La femme des sables, c’est Sisyphe au Pilat : dans sa pauvre baraque au fond d’un entonnoir, coincée entre d’infranchissables parois de dunes mouvantes, elle dégage le sable qui envahit constamment la masure, bastion d’un village voisin que ce coup de balai inlassablement recommencé protège de l’ensevelissement. Représentative d’une congrégation assez importante du lumpenproletariat nippon, elle est promue sentinelle avancée d’une communauté qui, du haut de la falaise friable, la tient prisonnière dans son trou et la contraint à cet épuisant labeur de termites. Entre deux ravitaillements de cruche et de boule de pain, on la gratifie un beau jour d’un cadeau inédit en la personne d’un entomologiste en vadrouille. Tandis que le voyageur captif, d’abord révolté contre cet asservissement, se résigne peu à peu après de vains efforts d’évasion, la dame solitaire trouve en cet envoyé du hasard, pour la besogne et pour la bagatelle, le Vendredi de son île déserte. Et les deux personnages de nouer progressivement des rapports de solidarité dans l’effort, d’intimité charnelle et même de vraie tendresse. Si bien que lorsque s’offrira au protagoniste, avec l’évacuation de sa compagne malade, une occasion de fuir, il retournera de plein gré dans la fosse et préférera délibérément, à une société humaine aliénante, le croupissement dans les oubliettes. La Femme des Sables est donc l’histoire d’une renonciation, de la progression d’un malaise, d’une lutte, du désarroi et enfin de l’abandon. Le film raconte la métamorphose d’un savant en insecte (ce n’est pas encore La Mouche), en attendant d’être changé en sable. Inéluctablement la personnalité se désagrège, le glacis de la civilisation s’effrite, l’homme primitif apparaît, réduit au minimum afin que s’exerce au maximum l’effet de grossissement obtenu par cette loupe perfectionnée qu’est la caméra. Ses manières deviennent rudes après la politesse raffinée du début, comme est rude son contact avec sa partenaire lorsqu’il la bâillonne. Il perd jusqu’à son identité que l’on n’apprend qu’au dernier plan, au bas d’un dérisoire certificat de disparition. Mais à quoi lui servirait-elle dans cette parabole où l’espace se peuple de légende et où la vie quotidienne revêt le manteau de l’éternité ?

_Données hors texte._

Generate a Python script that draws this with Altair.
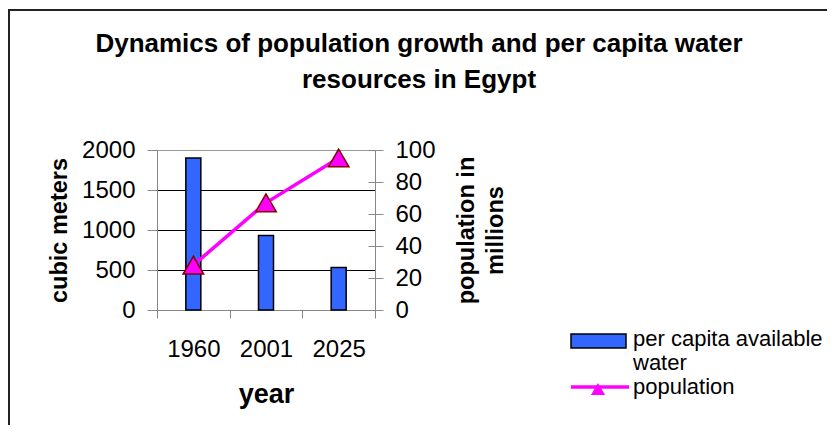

https://www.zupimages.net/up/21/03/p19j.jpg


Loin d’asséner des équations sociologiques ou un quelconque message humaniste, Hiroshi Teshigahara se réclame d’un surréalisme de mode occidental et arbore des renvois précis au mouvement européen de l’absurde. Son approche n’en relève pas moins d’un profond enracinement dans l’humus de la culture japonaise. L’aspect sciemment référentiel à Luis Buñuel réside dans celui du documentaire "au premier degré" : paysage minéralogique, attachement au geste comme manifestation du conditionnement social... Mais la présence de toute une série d’éléments naturels parfaitement sélectionnés et imbriqués est d’un réalisme trompeur qui introduit dans des couches de plus en plus stratifiées. Le cinéaste impose à ses personnages une sorte d’enfer sartrien, une situation de huis-clos, de face-à-face avec une collectivité qui les observe, d’affrontement à un environnement hostile, comme le montrent les maladresses durant l’impossible escalade ou l’étreinte amoureuse suivie en plongée par un cercle de voyeurs. La Femme des Sables peut aussi faire le lien avec deux films de Shōhei Imamura qui lui sont contemporains. D’abord La Femme Insecte, sorti un an auparavant, qui s’ouvrait sur le gros plan d’une fourmi, symbole de l’ascension entêtée de l’héroïne, pauvre campagnarde montée à la ville. Ensuite L’Évaporation de l’Homme, faux reportage sur une disparition ordinaire au Japon. Car il suffit d’un coup de vent pour que toute empreinte soit effacée derrière le promeneur égaré. S’il ne se passe que quelques mois entre l’arrivée du professeur dans la crevasse et la conclusion du récit, sa barbe a poussé, sa démarche s’est alourdie. Au lieu d’une chemise à l’occidentale, il porte désormais une tunique traditionnelle. Il a vieilli, brûlé sa collection de spécimens et découvert au fond de son puits une forme de liberté intérieure. Son trajet renvoie peut-être à des initiations anciennes, à ces "Grottes matrices" du Fujiyama représentées dans les gravures de Sadahide.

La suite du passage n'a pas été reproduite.